Previous studies on runners have demonstrated that adolescents exhibit higher musculotendinous elasticity compared to adult athletes.⁴⁴ This phenomenon may be attributed to biological factors such as lower collagen cross-linking in developing tendons or reduced neuromuscular stiffness. In contrast, the lower elasticity values observed in this study among young volleyball athletes could reflect: Training adaptations: Chronic plyometric loading during professional training may increase tendon stiffness over time; Developmental factors: Incomplete maturation of coordinative strategies (e.g., intermuscular coordination) during jumping tasks.

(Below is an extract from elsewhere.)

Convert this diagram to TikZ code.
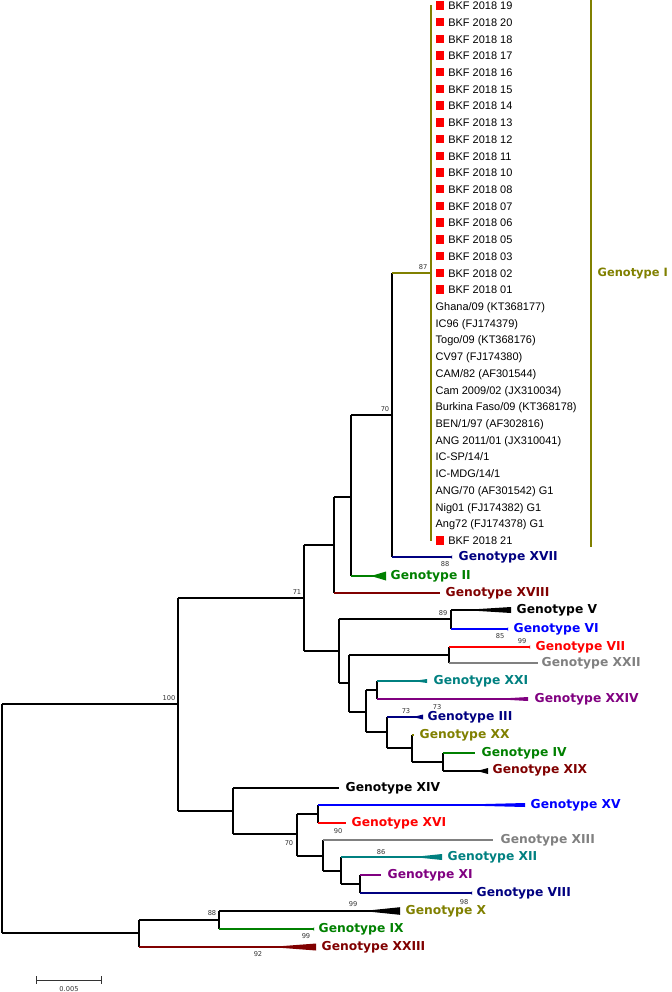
\documentclass[tikz,border=0pt]{standalone}
\usepackage{fontspec}
\setmainfont{Liberation Sans}
\newfontfamily\genofont{DejaVu Sans}
\usetikzlibrary{calc,arrows.meta}
\definecolor{gnavy}{RGB}{0,0,128}
\definecolor{ggreen}{RGB}{0,128,0}
\definecolor{gdred}{RGB}{128,0,0}
\definecolor{gblue}{RGB}{0,0,255}
\definecolor{gred}{RGB}{255,0,0}
\definecolor{ggray}{RGB}{128,128,128}
\definecolor{gteal}{RGB}{0,128,128}
\definecolor{gpurple}{RGB}{128,0,128}
\definecolor{golive}{RGB}{128,128,0}
\newcommand{\bkf}[1]{{\color{red}\rule{4.8pt}{4.8pt}}\hspace{2.4pt}BKF 2018 #1}
\newcommand{\branch}[3][black]{\draw (#2) -- (#2 |- #3); \draw[#1] (#2 |- #3) -- (#3);}
\newcommand{\clade}[4][black]{\fill[#1] ($(#2)+(-#3,0)$) -- ($(#2)+(0,#4)$) -- ($(#2)+(0,-#4)$) -- cycle;}
\begin{document}
\begin{tikzpicture}[x=0.02cm,y=-0.02cm,line width=0.75pt,
    taxon/.style={font=\fontsize{6.25}{7}\selectfont,anchor=base west,inner sep=0pt},
    geno/.style={font=\genofont\bfseries\fontsize{7}{8}\selectfont,anchor=west,inner sep=0pt},
    boot/.style={font=\genofont\fontsize{3.8}{4.5}\selectfont,text=black!80,inner sep=0pt}]
  \useasboundingbox (0,0) rectangle (672,992);
  \coordinate (root) at (2,818.5);
  \coordinate (n100) at (178,704);
  \coordinate (n71) at (304,598);
  \coordinate (nA) at (334,545);
  \coordinate (nB) at (351,497);
  \coordinate (n70) at (392,415);
  \coordinate (n87) at (431,273);
  \coordinate (nC) at (339,651);
  \coordinate (n89) at (451,619);
  \coordinate (nD) at (349,683);
  \coordinate (n99) at (449,655);
  \coordinate (nE) at (366,712);
  \coordinate (nF) at (377,690);
  \coordinate (nG) at (387,732);
  \coordinate (nH) at (412,748);
  \coordinate (nK) at (443,762);
  \coordinate (nL) at (233,811);
  \coordinate (n70b) at (297,834);
  \coordinate (nM) at (318,814);
  \coordinate (nN) at (323,856);
  \coordinate (nP) at (341,871);
  \coordinate (nQ) at (360,884);
  \coordinate (nS) at (139,933);
  \coordinate (n88) at (219,920);
  \coordinate (gTop) at (431,5);
  \coordinate (gBot) at (431,541);
  \coordinate (barTop) at (591,0);
  \coordinate (barBot) at (591,547);
  \coordinate (tXVII) at (452,557);
  \coordinate (tII) at (386,576);
  \coordinate (tXVIII) at (440,593);
  \coordinate (tV) at (511,610);
  \coordinate (tVI) at (508,629);
  \coordinate (tVII) at (530,647);
  \coordinate (tXXII) at (538,663);
  \coordinate (tXXI) at (427,681);
  \coordinate (tXXIV) at (528,699);
  \coordinate (tIII) at (423,717);
  \coordinate (tXX) at (414,735);
  \coordinate (tIV) at (475,753);
  \coordinate (tXIX) at (488,771);
  \coordinate (tXIV) at (339,788);
  \coordinate (tXV) at (525,805);
  \coordinate (tXVI) at (346,823);
  \coordinate (tXIII) at (493,840);
  \coordinate (tXII) at (442,857);
  \coordinate (tXI) at (381,875);
  \coordinate (tVIII) at (472,893);
  \coordinate (tX) at (400,911);
  \coordinate (tIX) at (314,929);
  \coordinate (tXXIII) at (316,947);
  \coordinate (sL) at (36,980);
  \coordinate (sR) at (102,980);

  \branch{root}{n100} \branch{root}{nS}
  \branch{n100}{n71} \branch{n100}{nL}
  \branch{n71}{nA} \branch{n71}{nC}
  \branch{nA}{nB} \branch[gdred]{nA}{tXVIII}
  \branch{nB}{n70} \branch[ggreen]{nB}{tII}
  \branch[golive]{n70}{n87} \branch[gnavy]{n70}{tXVII}
  \draw[golive,line width=1pt] (gTop) -- (gBot);
  \draw[golive,line width=1pt] (barTop) -- (barBot);
  \branch{nC}{n89} \branch{nC}{nD}
  \branch{n89}{tV} \branch[gblue]{n89}{tVI}
  \branch{nD}{n99} \branch{nD}{nE}
  \branch[gred]{n99}{tVII} \branch[ggray]{n99}{tXXII}
  \branch{nE}{nF} \branch{nE}{nG}
  \branch[gteal]{nF}{tXXI} \branch[gpurple]{nF}{tXXIV}
  \branch[gnavy]{nG}{tIII} \branch{nG}{nH}
  \branch[golive]{nH}{tXX} \branch{nH}{nK}
  \branch[ggreen]{nK}{tIV} \branch{nK}{tXIX}
  \branch{nL}{tXIV} \branch{nL}{n70b}
  \branch{n70b}{nM} \branch{n70b}{nN}
  \branch[gblue]{nM}{tXV} \branch[gred]{nM}{tXVI}
  \branch[ggray]{nN}{tXIII} \branch{nN}{nP}
  \branch[gteal]{nP}{tXII} \branch{nP}{nQ}
  \branch[gpurple]{nQ}{tXI} \branch[gnavy]{nQ}{tVIII}
  \branch{nS}{n88} \branch[gdred]{nS}{tXXIII}
  \branch{n88}{tX} \branch[ggreen]{n88}{tIX}

  \clade[ggreen]{tII}{15}{4.5}
  \clade{tV}{48}{3}
  \clade[gteal]{tXXI}{14}{2}
  \clade[gpurple]{tXXIV}{35}{2}
  \clade[gnavy]{tIII}{10}{2.5}
  \clade{tXIX}{11}{3}
  \clade[gblue]{tXV}{80}{2}
  \clade[gteal]{tXII}{29}{3}
  \clade{tX}{37}{3.8}
  \clade[gdred]{tXXIII}{46}{3.5}
  \clade[gnavy]{tXVII}{1}{2}
  \clade[gblue]{tVI}{1}{2}
  \clade[gred]{tVII}{1}{2}
  \clade[gnavy]{tVIII}{1}{2}
  \clade[ggreen]{tIX}{1}{2}

  \path
    (435,9.5) node[taxon] (k19) {\bkf{19}}
    (435,26.2) node[taxon] (k20) {\bkf{20}}
    (435,43.0) node[taxon] (k18) {\bkf{18}}
    (435,59.7) node[taxon] (k17) {\bkf{17}}
    (435,76.4) node[taxon] (k16) {\bkf{16}}
    (435,93.1) node[taxon] (k15) {\bkf{15}}
    (435,109.8) node[taxon] (k14) {\bkf{14}}
    (435,126.5) node[taxon] (k13) {\bkf{13}}
    (435,143.3) node[taxon] (k12) {\bkf{12}}
    (435,160.0) node[taxon] (k11) {\bkf{11}}
    (435,176.7) node[taxon] (k10) {\bkf{10}}
    (435,193.4) node[taxon] (k08) {\bkf{08}}
    (435,210.1) node[taxon] (k07) {\bkf{07}}
    (435,226.9) node[taxon] (k06) {\bkf{06}}
    (435,243.6) node[taxon] (k05) {\bkf{05}}
    (435,260.3) node[taxon] (k03) {\bkf{03}}
    (435,277.0) node[taxon] (k02) {\bkf{02}}
    (435,293.7) node[taxon] (k01) {\bkf{01}}
    (435,310.5) node[taxon] (ghana) {Ghana/09 (KT368177)}
    (435,327.2) node[taxon] (ic96) {IC96 (FJ174379)}
    (435,343.9) node[taxon] (togo) {Togo/09 (KT368176)}
    (435,360.6) node[taxon] (cv97) {CV97 (FJ174380)}
    (435,377.3) node[taxon] (cam82) {CAM/82 (AF301544)}
    (435,394.1) node[taxon] (cam09) {Cam 2009/02 (JX310034)}
    (435,410.8) node[taxon] (burk) {Burkina Faso/09 (KT368178)}
    (435,427.5) node[taxon] (ben) {BEN/1/97 (AF302816)}
    (435,444.2) node[taxon] (ang11) {ANG 2011/01 (JX310041)}
    (435,460.9) node[taxon] (icsp) {IC-SP/14/1}
    (435,477.7) node[taxon] (icmdg) {IC-MDG/14/1}
    (435,494.4) node[taxon] (ang70) {ANG/70 (AF301542) G1}
    (435,511.1) node[taxon] (nig01) {Nig01 (FJ174382) G1}
    (435,527.8) node[taxon] (ang72) {Ang72 (FJ174378) G1}
    (435,544.5) node[taxon] (k21) {\bkf{21}};

  \node[geno,text=golive,font=\genofont\bfseries\fontsize{6.5}{8}\selectfont] (gI) at (597,273) {Genotype I};
  \node[geno,text=gnavy] (gXVII) at (458,557) {Genotype XVII};
  \node[geno,text=ggreen] (gII) at (390,576) {Genotype II};
  \node[geno,text=gdred] (gXVIII) at (445,593) {Genotype XVIII};
  \node[geno,text=black] (gV) at (516,610) {Genotype V};
  \node[geno,text=gblue] (gVI) at (513,629) {Genotype VI};
  \node[geno,text=gred] (gVII) at (535,647) {Genotype VII};
  \node[geno,text=ggray] (gXXII) at (541,663) {Genotype XXII};
  \node[geno,text=gteal] (gXXI) at (433,681) {Genotype XXI};
  \node[geno,text=gpurple] (gXXIV) at (534,699) {Genotype XXIV};
  \node[geno,text=gnavy] (gIII) at (427,717) {Genotype III};
  \node[geno,text=golive] (gXX) at (419,735) {Genotype XX};
  \node[geno,text=ggreen] (gIV) at (481,753) {Genotype IV};
  \node[geno,text=gdred] (gXIX) at (492,770) {Genotype XIX};
  \node[geno,text=black] (gXIV) at (345,788) {Genotype XIV};
  \node[geno,text=gblue] (gXV) at (530,805) {Genotype XV};
  \node[geno,text=gred] (gXVI) at (351,823) {Genotype XVI};
  \node[geno,text=ggray] (gXIII) at (500,840) {Genotype XIII};
  \node[geno,text=gteal] (gXII) at (447,857) {Genotype XII};
  \node[geno,text=gpurple] (gXI) at (387,875) {Genotype XI};
  \node[geno,text=gnavy] (gVIII) at (476,893) {Genotype VIII};
  \node[geno,text=golive] (gX) at (405,911) {Genotype X};
  \node[geno,text=ggreen] (gIX) at (318,929) {Genotype IX};
  \node[geno,text=gdred] (gXXIII) at (321,947) {Genotype XXIII};

  \node[boot] (b100) at (169,698) {100};
  \node[boot] (b71) at (297,592) {71};
  \node[boot] (b70a) at (385,409) {70};
  \node[boot] (b87) at (423,267) {87};
  \node[boot] (b88a) at (445,564) {88};
  \node[boot] (b89) at (443,613) {89};
  \node[boot] (b85) at (500,636) {85};
  \node[boot] (b99a) at (522,641) {99};
  \node[boot] (b73a) at (406,711) {73};
  \node[boot] (b73b) at (437,707) {73};
  \node[boot] (b70b) at (289,843) {70};
  \node[boot] (b90) at (338,831) {90};
  \node[boot] (b86) at (381,852) {86};
  \node[boot] (b98) at (464,902) {98};
  \node[boot] (b88b) at (212,913) {88};
  \node[boot] (b99b) at (353,904) {99};
  \node[boot] (b99c) at (306,936) {99};
  \node[boot] (b92) at (258,954) {92};

  \draw[black!80,line width=0.5pt,{Bar[width=4pt]}-{Bar[width=4pt]}] (sL) -- (sR);
  \node[boot] (scale) at (69,989) {0.005};
\end{tikzpicture}
\end{document}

Results of the current study should be considered in light of several limitations: Cross-sectional design prevents causal inferences about training effects; Lack of biomechanical data on landing techniques may influence tendon loading and other results. Potential confounding by maturational status (e.g., biological age vs. chronological age) exists. To address these gaps, the authors propose that future studies investigate intersegmental coordination, Phase angle analysis of hip-knee-ankle coupling during CMJ to identify age-related kinematic differences, longitudinal monitoring to track lasticity changes throughout adolescence in sport-specific contexts to disentangle training effects from biological development

CONCLUSION

This study evaluated the anthropometric profile, vertical jump performance, musculotendinous stiffness, and Pre-Stretch Augmentation Percentage (PSAP) in athletes from the Brazilian under-19 volleyball team. The results highlight that these young athletes exhibit are tall (height: 195.75 ± 9.21 cm; body mass: 87.59 ± 10.93 kg) consistent with international standards for the sport reinforcing the fact that recruitment of tall athletes for high-performance sports occurs.

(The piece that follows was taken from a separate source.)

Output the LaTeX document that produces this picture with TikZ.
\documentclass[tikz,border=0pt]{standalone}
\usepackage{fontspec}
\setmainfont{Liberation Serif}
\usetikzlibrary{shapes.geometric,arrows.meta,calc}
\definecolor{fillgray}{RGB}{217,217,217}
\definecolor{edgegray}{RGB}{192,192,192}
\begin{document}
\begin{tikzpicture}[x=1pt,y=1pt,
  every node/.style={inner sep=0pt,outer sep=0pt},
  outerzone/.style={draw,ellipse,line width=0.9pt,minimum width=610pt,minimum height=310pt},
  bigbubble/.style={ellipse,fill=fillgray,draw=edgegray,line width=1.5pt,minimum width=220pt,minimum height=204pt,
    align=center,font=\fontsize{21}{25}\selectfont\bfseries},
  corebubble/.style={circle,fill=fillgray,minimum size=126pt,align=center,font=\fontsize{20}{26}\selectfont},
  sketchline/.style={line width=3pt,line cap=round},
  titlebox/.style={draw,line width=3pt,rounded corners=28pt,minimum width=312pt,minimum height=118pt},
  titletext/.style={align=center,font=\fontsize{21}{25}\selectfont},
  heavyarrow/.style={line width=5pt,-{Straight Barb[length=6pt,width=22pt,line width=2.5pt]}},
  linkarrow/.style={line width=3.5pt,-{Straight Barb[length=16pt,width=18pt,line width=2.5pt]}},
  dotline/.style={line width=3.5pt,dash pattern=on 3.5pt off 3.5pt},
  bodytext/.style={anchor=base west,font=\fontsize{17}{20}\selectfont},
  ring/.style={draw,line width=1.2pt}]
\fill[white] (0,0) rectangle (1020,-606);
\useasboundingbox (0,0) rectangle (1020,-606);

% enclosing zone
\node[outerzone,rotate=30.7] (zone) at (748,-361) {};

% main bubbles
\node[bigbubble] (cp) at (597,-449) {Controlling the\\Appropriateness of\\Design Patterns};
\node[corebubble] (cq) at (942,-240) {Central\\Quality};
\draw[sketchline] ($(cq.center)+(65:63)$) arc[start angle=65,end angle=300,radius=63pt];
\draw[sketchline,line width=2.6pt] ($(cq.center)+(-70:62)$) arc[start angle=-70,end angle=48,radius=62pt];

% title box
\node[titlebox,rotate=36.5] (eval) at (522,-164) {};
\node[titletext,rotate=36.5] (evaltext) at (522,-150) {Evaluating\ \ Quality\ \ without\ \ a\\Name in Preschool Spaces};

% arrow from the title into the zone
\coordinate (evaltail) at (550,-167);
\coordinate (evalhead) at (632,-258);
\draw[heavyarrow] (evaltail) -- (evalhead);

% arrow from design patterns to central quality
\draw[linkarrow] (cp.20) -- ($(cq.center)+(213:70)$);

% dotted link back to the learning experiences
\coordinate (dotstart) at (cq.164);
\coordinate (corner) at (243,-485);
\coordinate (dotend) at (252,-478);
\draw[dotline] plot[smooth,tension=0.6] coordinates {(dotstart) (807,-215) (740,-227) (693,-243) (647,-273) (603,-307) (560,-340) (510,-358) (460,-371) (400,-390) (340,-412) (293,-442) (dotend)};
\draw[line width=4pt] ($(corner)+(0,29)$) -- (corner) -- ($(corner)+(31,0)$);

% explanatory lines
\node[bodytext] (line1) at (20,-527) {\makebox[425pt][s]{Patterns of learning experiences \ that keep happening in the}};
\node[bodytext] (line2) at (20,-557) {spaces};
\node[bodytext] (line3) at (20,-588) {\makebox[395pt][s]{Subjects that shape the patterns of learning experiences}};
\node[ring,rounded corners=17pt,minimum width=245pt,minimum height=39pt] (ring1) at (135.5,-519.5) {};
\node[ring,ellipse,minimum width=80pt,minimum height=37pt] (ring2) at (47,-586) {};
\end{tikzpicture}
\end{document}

Jump performance in the SJ (39.9 ± 5.21 cm) and CMJ (41.99 ± 5.7 cm) was slightly lower than that observed in elite adult athletes, indicating room for improvement of these parameters as the athletes mature biologically and accumulate training experience. Musculotendinous stiffness (0.43 ± 0.15 N·m⁻¹·kg⁻¹) and PSAP (5.22 ± 3.18%) measures also suggest that while the athletes already efficiently utilize the stretch-shortening cycle (SSC), there is potential for optimization, particularly compared to professional athletes.

Conflict of interest

The authors declare that they have no conflicts of interest relevant to the content of this article.

Acknowledgments and Funding statement

The authors acknowledge financial support from Coordenação de Aperfeiçoamento de Pessoal de Nível Superior (CAPES), and from Conselho Nacional de Desenvolvimento Científico e Tecnológico (CNPq).